Leave out the pictures and transcribe everything else exactly.

*****

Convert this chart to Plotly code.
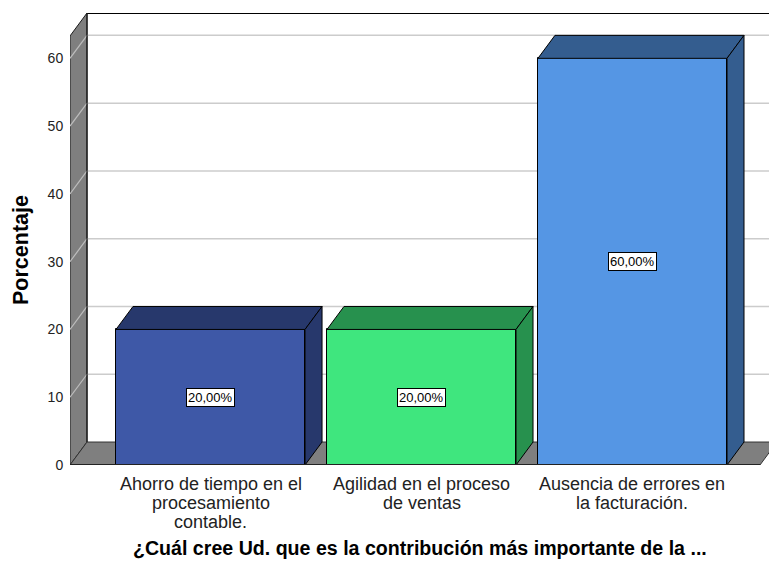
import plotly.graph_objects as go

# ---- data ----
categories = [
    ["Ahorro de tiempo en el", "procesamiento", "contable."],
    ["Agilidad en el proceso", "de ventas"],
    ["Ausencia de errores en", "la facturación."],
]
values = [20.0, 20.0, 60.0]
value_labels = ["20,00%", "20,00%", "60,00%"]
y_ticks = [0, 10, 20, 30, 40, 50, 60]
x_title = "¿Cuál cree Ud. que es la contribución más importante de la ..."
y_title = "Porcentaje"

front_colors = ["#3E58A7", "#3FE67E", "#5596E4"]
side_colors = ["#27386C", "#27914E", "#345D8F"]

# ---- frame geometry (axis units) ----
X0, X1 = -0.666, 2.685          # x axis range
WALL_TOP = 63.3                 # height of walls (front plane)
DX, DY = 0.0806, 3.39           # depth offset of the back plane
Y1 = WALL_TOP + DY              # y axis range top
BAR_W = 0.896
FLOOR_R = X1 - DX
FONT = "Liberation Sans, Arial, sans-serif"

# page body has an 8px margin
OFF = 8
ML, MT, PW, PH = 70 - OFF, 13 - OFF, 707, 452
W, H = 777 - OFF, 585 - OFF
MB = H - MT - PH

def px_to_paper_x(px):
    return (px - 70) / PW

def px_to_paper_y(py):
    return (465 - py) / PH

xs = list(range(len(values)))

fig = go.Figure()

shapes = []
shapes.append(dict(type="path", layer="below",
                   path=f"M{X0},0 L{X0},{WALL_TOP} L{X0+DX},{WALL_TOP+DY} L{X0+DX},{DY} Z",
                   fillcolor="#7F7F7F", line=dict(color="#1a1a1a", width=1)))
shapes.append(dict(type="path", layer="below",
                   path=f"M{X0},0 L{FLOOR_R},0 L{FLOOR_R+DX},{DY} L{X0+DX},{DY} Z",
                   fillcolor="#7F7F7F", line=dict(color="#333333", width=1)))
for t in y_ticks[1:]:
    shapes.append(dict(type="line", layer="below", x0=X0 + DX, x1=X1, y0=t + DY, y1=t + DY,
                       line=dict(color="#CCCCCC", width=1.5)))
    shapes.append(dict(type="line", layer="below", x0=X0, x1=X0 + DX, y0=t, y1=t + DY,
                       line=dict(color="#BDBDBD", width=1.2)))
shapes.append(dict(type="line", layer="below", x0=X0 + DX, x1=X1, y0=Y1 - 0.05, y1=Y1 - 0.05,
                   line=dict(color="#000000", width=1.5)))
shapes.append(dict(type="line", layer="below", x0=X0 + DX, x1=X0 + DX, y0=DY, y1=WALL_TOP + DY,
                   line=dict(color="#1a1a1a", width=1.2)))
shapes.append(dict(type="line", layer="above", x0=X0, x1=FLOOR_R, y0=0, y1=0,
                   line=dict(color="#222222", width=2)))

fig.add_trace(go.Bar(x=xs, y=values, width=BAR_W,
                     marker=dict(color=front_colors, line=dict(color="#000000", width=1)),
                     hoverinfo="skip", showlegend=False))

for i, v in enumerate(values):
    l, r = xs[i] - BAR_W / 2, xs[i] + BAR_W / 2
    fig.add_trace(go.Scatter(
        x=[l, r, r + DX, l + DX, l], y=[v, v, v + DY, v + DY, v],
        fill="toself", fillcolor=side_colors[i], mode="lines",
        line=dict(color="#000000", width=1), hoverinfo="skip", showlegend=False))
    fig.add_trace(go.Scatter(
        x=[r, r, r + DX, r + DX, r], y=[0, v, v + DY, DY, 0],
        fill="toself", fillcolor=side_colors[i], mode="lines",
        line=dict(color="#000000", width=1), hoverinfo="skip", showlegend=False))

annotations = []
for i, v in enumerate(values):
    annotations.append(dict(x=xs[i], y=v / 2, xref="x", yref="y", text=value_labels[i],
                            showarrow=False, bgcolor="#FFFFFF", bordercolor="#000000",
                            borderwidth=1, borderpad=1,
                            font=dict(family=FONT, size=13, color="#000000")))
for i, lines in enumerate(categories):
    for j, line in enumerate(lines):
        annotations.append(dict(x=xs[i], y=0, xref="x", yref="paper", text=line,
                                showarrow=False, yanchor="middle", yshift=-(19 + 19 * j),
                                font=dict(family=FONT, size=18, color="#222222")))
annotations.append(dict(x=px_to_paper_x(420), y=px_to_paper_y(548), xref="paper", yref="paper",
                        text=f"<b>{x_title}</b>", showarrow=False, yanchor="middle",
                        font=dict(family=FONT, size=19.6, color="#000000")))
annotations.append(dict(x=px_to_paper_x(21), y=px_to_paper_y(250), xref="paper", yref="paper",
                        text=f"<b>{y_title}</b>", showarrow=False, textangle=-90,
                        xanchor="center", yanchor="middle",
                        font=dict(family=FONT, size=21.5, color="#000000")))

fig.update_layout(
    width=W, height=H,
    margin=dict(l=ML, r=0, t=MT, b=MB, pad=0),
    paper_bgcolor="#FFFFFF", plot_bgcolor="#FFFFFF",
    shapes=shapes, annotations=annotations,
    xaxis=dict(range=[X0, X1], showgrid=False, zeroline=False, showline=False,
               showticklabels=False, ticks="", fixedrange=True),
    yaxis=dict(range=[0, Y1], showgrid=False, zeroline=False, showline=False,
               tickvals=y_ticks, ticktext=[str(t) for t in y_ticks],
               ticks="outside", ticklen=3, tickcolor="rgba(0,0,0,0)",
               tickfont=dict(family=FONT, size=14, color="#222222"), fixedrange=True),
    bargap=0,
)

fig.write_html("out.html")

*****

▶ The result:
Convert this chart to Plotly code.
import plotly.graph_objects as go

# ---- data ----
categories = [
    ["Ahorro de tiempo en el", "procesamiento", "contable."],
    ["Agilidad en el proceso", "de ventas"],
    ["Ausencia de errores en", "la facturación."],
]
values = [20.0, 20.0, 60.0]
value_labels = ["20,00%", "20,00%", "60,00%"]
y_ticks = [0, 10, 20, 30, 40, 50, 60]
x_title = "¿Cuál cree Ud. que es la contribución más importante de la ..."
y_title = "Porcentaje"

front_colors = ["#3E58A7", "#3FE67E", "#5596E4"]
side_colors = ["#27386C", "#27914E", "#345D8F"]

# ---- frame geometry (axis units) ----
X0, X1 = -0.666, 2.685          # x axis range
WALL_TOP = 63.3                 # height of walls (front plane)
DX, DY = 0.0806, 3.39           # depth offset of the back plane
Y1 = WALL_TOP + DY              # y axis range top
BAR_W = 0.896
FLOOR_R = X1 - DX
FONT = "Liberation Sans, Arial, sans-serif"

# page body has an 8px margin
OFF = 8
ML, MT, PW, PH = 70 - OFF, 13 - OFF, 707, 452
W, H = 777 - OFF, 585 - OFF
MB = H - MT - PH

def px_to_paper_x(px):
    return (px - 70) / PW

def px_to_paper_y(py):
    return (465 - py) / PH

xs = list(range(len(values)))

fig = go.Figure()

shapes = []
shapes.append(dict(type="path", layer="below",
                   path=f"M{X0},0 L{X0},{WALL_TOP} L{X0+DX},{WALL_TOP+DY} L{X0+DX},{DY} Z",
                   fillcolor="#7F7F7F", line=dict(color="#1a1a1a", width=1)))
shapes.append(dict(type="path", layer="below",
                   path=f"M{X0},0 L{FLOOR_R},0 L{FLOOR_R+DX},{DY} L{X0+DX},{DY} Z",
                   fillcolor="#7F7F7F", line=dict(color="#333333", width=1)))
for t in y_ticks[1:]:
    shapes.append(dict(type="line", layer="below", x0=X0 + DX, x1=X1, y0=t + DY, y1=t + DY,
                       line=dict(color="#CCCCCC", width=1.5)))
    shapes.append(dict(type="line", layer="below", x0=X0, x1=X0 + DX, y0=t, y1=t + DY,
                       line=dict(color="#BDBDBD", width=1.2)))
shapes.append(dict(type="line", layer="below", x0=X0 + DX, x1=X1, y0=Y1 - 0.05, y1=Y1 - 0.05,
                   line=dict(color="#000000", width=1.5)))
shapes.append(dict(type="line", layer="below", x0=X0 + DX, x1=X0 + DX, y0=DY, y1=WALL_TOP + DY,
                   line=dict(color="#1a1a1a", width=1.2)))
shapes.append(dict(type="line", layer="above", x0=X0, x1=FLOOR_R, y0=0, y1=0,
                   line=dict(color="#222222", width=2)))

fig.add_trace(go.Bar(x=xs, y=values, width=BAR_W,
                     marker=dict(color=front_colors, line=dict(color="#000000", width=1)),
                     hoverinfo="skip", showlegend=False))

for i, v in enumerate(values):
    l, r = xs[i] - BAR_W / 2, xs[i] + BAR_W / 2
    fig.add_trace(go.Scatter(
        x=[l, r, r + DX, l + DX, l], y=[v, v, v + DY, v + DY, v],
        fill="toself", fillcolor=side_colors[i], mode="lines",
        line=dict(color="#000000", width=1), hoverinfo="skip", showlegend=False))
    fig.add_trace(go.Scatter(
        x=[r, r, r + DX, r + DX, r], y=[0, v, v + DY, DY, 0],
        fill="toself", fillcolor=side_colors[i], mode="lines",
        line=dict(color="#000000", width=1), hoverinfo="skip", showlegend=False))

annotations = []
for i, v in enumerate(values):
    annotations.append(dict(x=xs[i], y=v / 2, xref="x", yref="y", text=value_labels[i],
                            showarrow=False, bgcolor="#FFFFFF", bordercolor="#000000",
                            borderwidth=1, borderpad=1,
                            font=dict(family=FONT, size=13, color="#000000")))
for i, lines in enumerate(categories):
    for j, line in enumerate(lines):
        annotations.append(dict(x=xs[i], y=0, xref="x", yref="paper", text=line,
                                showarrow=False, yanchor="middle", yshift=-(19 + 19 * j),
                                font=dict(family=FONT, size=18, color="#222222")))
annotations.append(dict(x=px_to_paper_x(420), y=px_to_paper_y(548), xref="paper", yref="paper",
                        text=f"<b>{x_title}</b>", showarrow=False, yanchor="middle",
                        font=dict(family=FONT, size=19.6, color="#000000")))
annotations.append(dict(x=px_to_paper_x(21), y=px_to_paper_y(250), xref="paper", yref="paper",
                        text=f"<b>{y_title}</b>", showarrow=False, textangle=-90,
                        xanchor="center", yanchor="middle",
                        font=dict(family=FONT, size=21.5, color="#000000")))

fig.update_layout(
    width=W, height=H,
    margin=dict(l=ML, r=0, t=MT, b=MB, pad=0),
    paper_bgcolor="#FFFFFF", plot_bgcolor="#FFFFFF",
    shapes=shapes, annotations=annotations,
    xaxis=dict(range=[X0, X1], showgrid=False, zeroline=False, showline=False,
               showticklabels=False, ticks="", fixedrange=True),
    yaxis=dict(range=[0, Y1], showgrid=False, zeroline=False, showline=False,
               tickvals=y_ticks, ticktext=[str(t) for t in y_ticks],
               ticks="outside", ticklen=3, tickcolor="rgba(0,0,0,0)",
               tickfont=dict(family=FONT, size=14, color="#222222"), fixedrange=True),
    bargap=0,
)

fig.write_html("out.html")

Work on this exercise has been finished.